RAID becomes a surprisingly affordable solution when you use IDE, and to me affordable is the way to fly right now.
shelbystripes From: shelbystripes Date: July 17th, 2003 10:44 am (UTC) (Link)
Dude, if you're gonna be going 8-disk, I'd recommend getting SATA drives. They're not that much more ($20 more per disk, which means another $100, but you're talking about spending $1000 on a controller and drives already so it's not that much more) and the cabling is a lot easier, and that way you're already future-proof in that if you decide later to upgrade to 8 300GB drives when they're cheap, you're good to go by just swapping out the old drives for the new ones.
feren From: feren Date: July 17th, 2003 09:18 am (UTC) (Link)
Additionally I find it amusing that most of us geeks are looking to get RAID to protect, of all things, our MP3 collections.
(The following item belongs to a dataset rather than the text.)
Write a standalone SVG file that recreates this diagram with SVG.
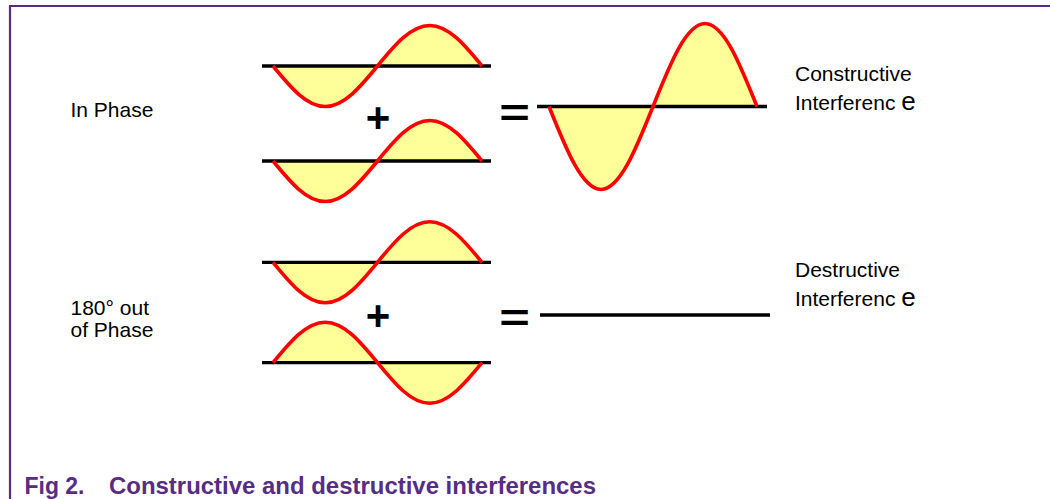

I mean, who cares about the expensive sofware we've got laying around, or all those financial records we labored to enter into Quicken. It's the music that matters, man! *grin*
shelbystripes From: shelbystripes Date: July 17th, 2003 10:42 am (UTC) (Link)
It's harder to replace a collection of 20,000 individual mp3s than it is to replace copies of Photoshop and Director. Now, Quicken records would also be good to backup, but that should fit on a CD or a Zip drive or a floppy or a USB keychain drive or something.

An mp3 collection is probably the hardest-to-replace thing a geek would have that'd require that kind of storage space. I've been accruing mp3s for years; some of them I doubt I could find additional copies of.